One reason tornadoes tend to catch us napping is that the earliest warning meteorologists can give that a storm is approaching is about 20 minutes before it hits. That’s not always enough time for people who are out and about to make it to a shelter. With hurricanes, at least, you know days in advance just when landfall will happen; with tornadoes, you barely have time to turn off the highway.

But that’s not to say it’s at all certain survival rates would improve even if forecasters could dramatically better their tornado-warning skills. On those occasions when they have been able to add precious minutes to their lead time, the share of people who made it into shelters and the share who remained exposed didn’t change much. Beyond the golden 20-min. mark, there is what investigators call a “flattening out” of response.

Part of the reason for that is the powerful role human nature — particularly denial — plays in making us heedless. No one wants a bad thing to happen, so we simply convince ourselves that it won’t. (Did you have your blood pressure and cholesterol checked this year? What about your colonoscopy and annual EKG? Nah, you’re strong as a bull.) The extreme randomness of tornadoes — the capricious way they touch down here and don’t touch down there, blast one home to splinters and barely disturb the flower beds next door — only makes it easier for us to convince ourselves that it’ll be the other guy who gets slammed, not us.

But even when disasters strike entire cities more or less uniformly, we still find ways to deny the danger. A massive heat wave in Chicago in 1995 killed 521 people. The scorcher across Europe in 2003 claimed a stunning 35,000. Older people are far more susceptible to heat than younger folks, and they usually represent a disproportionate share of the death toll. Yet in a 2006 survey by Kent State University professor Scott Sheridan of heat-related safety protocols in four cities — Phoenix, Philadelphia, Toronto and Dayton, Ohio — those same seniors turned out to be the most blithe of all when it came to heeding the heat-safety warnings.

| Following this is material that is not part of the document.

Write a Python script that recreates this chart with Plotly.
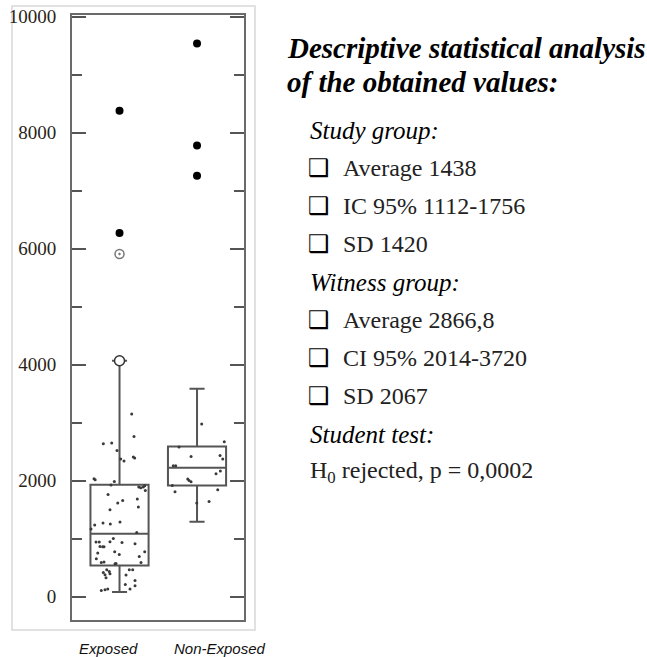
import plotly.graph_objects as go

# ---------------- data ----------------
categories = ["Exposed", "Non-Exposed"]
q1 = [540, 1919]
median = [1086, 2224]
q3 = [1931, 2591]
lower_whisker = [81, 1293]
upper_whisker = [4070, 3586]

exposed_values = [3150, 2764, 2638, 2650, 2522, 2374, 2340, 2409, 2391, 2034, 2017, 1988,
                  1926, 1891, 1879, 1891, 1914, 1833, 1764, 1660, 1616, 1684, 1500, 1547,
                  1236, 1271, 1253, 1288, 1167, 1109, 943, 943, 1005, 948, 936, 914, 867,
                  862, 862, 776, 729, 753, 776, 695, 655, 591, 598, 569, 574, 591, 466,
                  419, 379, 436, 397, 466, 466, 374, 328, 281, 190, 212, 109, 121, 133, 133]
exposed_jitter = [0.157, 0.187, -0.209, -0.101, -0.032, 0.015, 0.058, 0.178, 0.196, -0.329,
                  -0.314, -0.067, -0.110, 0.248, 0.274, 0.307, 0.325, 0.333, -0.148, 0.041,
                  -0.023, 0.230, -0.123, 0.243, -0.320, -0.213, -0.119, 0.006, -0.368, 0.222,
                  -0.303, -0.261, -0.080, -0.123, 0.032, 0.200, -0.252, -0.217, -0.200,
                  -0.062, -0.003, -0.281, 0.325, 0.255, -0.299, -0.235, -0.200, -0.058,
                  -0.045, 0.277, -0.165, -0.209, -0.187, -0.132, -0.123, 0.126, 0.170,
                  0.084, -0.174, 0.200, 0.200, 0.075, -0.235, -0.187, -0.152, 0.135]
nonexp_values = [2978, 2672, 2581, 2419, 2436, 2374, 2259, 2259, 2167, 2121, 2029, 2005,
                 1983, 1919, 1810, 1845, 1643, 1616]
nonexp_jitter = [0.060, 0.352, -0.232, -0.077, 0.297, 0.332, -0.306, -0.275, 0.301, 0.245,
                 -0.120, -0.103, -0.077, -0.319, -0.284, 0.267, 0.155, -0.004]

exposed_far = [8380, 6270]
nonexp_far = [9540, 7780, 7260]
exposed_near = [5910]
exposed_whisker_point = [4070]

y_ticks = [0, 2000, 4000, 6000, 8000, 10000]

title_lines = ["Descriptive statistical analysis", "of the obtained values:"]
study_head = "Study group:"
study_stats = ["Average 1438", "IC 95% 1112-1756", "SD 1420"]
witness_head = "Witness group:"
witness_stats = ["Average 2866,8", "CI 95% 2014-3720", "SD 2067"]
test_head = "Student test:"
test_result = "H<sub>0</sub> rejected, p = 0,0002"

# ---------------- layout helpers ----------------
W, H = 647, 657
L, R, T, B = 72, 244, 15, 620


def px(x):
    return (x - L) / (R - L)


def py(y):
    return (B - y) / (B - T)


BOXLINE = "#555555"
fig = go.Figure()

for i, name in enumerate(categories):
    fig.add_trace(go.Box(
        x=[i], q1=[q1[i]], median=[median[i]], q3=[q3[i]],
        lowerfence=[lower_whisker[i]], upperfence=[upper_whisker[i]],
        width=0.75, whiskerwidth=0.26, boxpoints=False,
        fillcolor="rgba(0,0,0,0)", line=dict(color=BOXLINE, width=2),
        name=name, showlegend=False, hoverinfo="skip"))

fig.add_trace(go.Scatter(
    x=[0 + j for j in exposed_jitter], y=exposed_values, mode="markers",
    marker=dict(size=3, color="#3a3a3a"), showlegend=False))
fig.add_trace(go.Scatter(
    x=[1 + j for j in nonexp_jitter], y=nonexp_values, mode="markers",
    marker=dict(size=3, color="#3a3a3a"), showlegend=False))

fig.add_trace(go.Scatter(
    x=[0] * len(exposed_far) + [1] * len(nonexp_far), y=exposed_far + nonexp_far,
    mode="markers", marker=dict(size=8, color="black"), showlegend=False))
fig.add_trace(go.Scatter(
    x=[0] * len(exposed_near), y=exposed_near, mode="markers",
    marker=dict(size=9, symbol="circle-open-dot", color="#777777", line=dict(width=1.5)),
    showlegend=False))
fig.add_trace(go.Scatter(
    x=[0] * len(exposed_whisker_point), y=exposed_whisker_point, mode="markers",
    marker=dict(size=10, color="white", line=dict(color="#333333", width=1.5)),
    showlegend=False))

fig.update_xaxes(range=[-0.613, 1.606], showticklabels=False, ticks="",
                 showline=True, mirror=True, linecolor="#6a6a6a", linewidth=2,
                 showgrid=False, zeroline=False, automargin=False)
fig.update_yaxes(range=[-400, 10030], tickmode="array", tickvals=y_ticks,
                 ticktext=[str(v) for v in y_ticks],
                 ticks="inside", ticklen=14, tickwidth=2, tickcolor="#555555",
                 minor=dict(dtick=1000, tick0=0, ticks="inside", ticklen=10,
                            tickwidth=2, tickcolor="#555555"),
                 showline=True, mirror="allticks", linecolor="#6a6a6a", linewidth=2,
                 showgrid=False, zeroline=False, automargin=False,
                 tickfont=dict(family="Liberation Serif", size=19, color="#2a2418"),
                 ticklabelstandoff=10)

ann = []
# x category labels below the panel
for xc, lab in zip([108, 220], categories):
    ann.append(dict(x=px(xc), y=py(648), xref="paper", yref="paper", text="<i>" + lab + "</i>",
                    showarrow=False, xanchor="center", yanchor="middle",
                    font=dict(family="Liberation Sans", size=15, color="#111111")))

SERIF = "Liberation Serif"
for yy, line in zip([48, 82], title_lines):
    ann.append(dict(x=px(285), y=py(yy), xref="paper", yref="paper",
                    text="<b><i>" + line + "</i></b>", showarrow=False,
                    xanchor="left", yanchor="middle",
                    font=dict(family=SERIF, size=29, color="#000000")))

rows = [("head", study_head)] + [("item", s) for s in study_stats] + \
       [("head", witness_head)] + [("item", s) for s in witness_stats] + \
       [("head", test_head), ("plain", test_result)]
for k, (kind, txt) in enumerate(rows):
    yy = 130 + k * 38.0
    if kind == "head":
        ann.append(dict(x=px(308), y=py(yy), xref="paper", yref="paper",
                        text="<i>" + txt + "</i>", showarrow=False,
                        xanchor="left", yanchor="middle",
                        font=dict(family=SERIF, size=25, color="#000000")))
    elif kind == "item":
        ann.append(dict(x=px(306), y=py(yy), xref="paper", yref="paper",
                        text="\u2751", showarrow=False, xanchor="left", yanchor="middle",
                        font=dict(family="DejaVu Sans", size=24, color="#000000")))
        ann.append(dict(x=px(341), y=py(yy), xref="paper", yref="paper",
                        text=txt, showarrow=False, xanchor="left", yanchor="middle",
                        font=dict(family=SERIF, size=24, color="#222222")))
    else:
        ann.append(dict(x=px(308), y=py(yy), xref="paper", yref="paper",
                        text=txt, showarrow=False, xanchor="left", yanchor="middle",
                        font=dict(family=SERIF, size=24, color="#222222")))

shapes = [dict(type="rect", xref="paper", yref="paper",
               x0=px(12), x1=px(255), y0=py(630), y1=py(6),
               line=dict(color="#d8d8d8", width=1.5), fillcolor="rgba(0,0,0,0)",
               layer="below")]

fig.update_layout(width=W, height=H, margin=dict(l=L, r=W - R, t=T, b=H - B),
                  paper_bgcolor="white", plot_bgcolor="white",
                  annotations=ann, shapes=shapes, showlegend=False)

fig.write_html("out.html")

Some just denied the numbers on the calendar: “For older people, it’s necessary,” said one 65-plus respondent, who clearly fell within the epidemiologists’ definition of senior. “Heat doesn’t bother me much, but I worry about my neighbors,” added another. One older respondent in Phoenix — the city with the highest temperatures and lowest safety-compliance rates of all — simply said, “This isn’t hot to me; 122 degrees is hot.”

But paradoxically, what may be the true undoing of good tornado preparedness is the sheer number of the storms themselves. When twisters are touching down by the dozens per day (a whopping 68 were reported in the Midwest this past weekend), being more rather than less prepared would seem the way to go. But familiarity breeds habituation, and habituation, in turn, breeds insouciance. Of the many reasons the Department of Homeland Security recently scrapped its much-mocked color-coded terrorism alert system, one of the greatest was the arbitrary — and often politically cynical — way it was overused. The first time the alert went from yellow to orange, Americans jumped out of their skins. The 51st time, they simply rolled their eyes.

In the case of the terrorism alert system, the reaction made sense. In the case of tornadoes, tragically, it doesn’t. Midwesterners can surely be forgiven their twister fatigue. But it nonetheless pays to have an emergency plan rehearsed and always know where the nearest shelter is. Tornadoes play rough, and as the past few months have shown, they also play for keeps.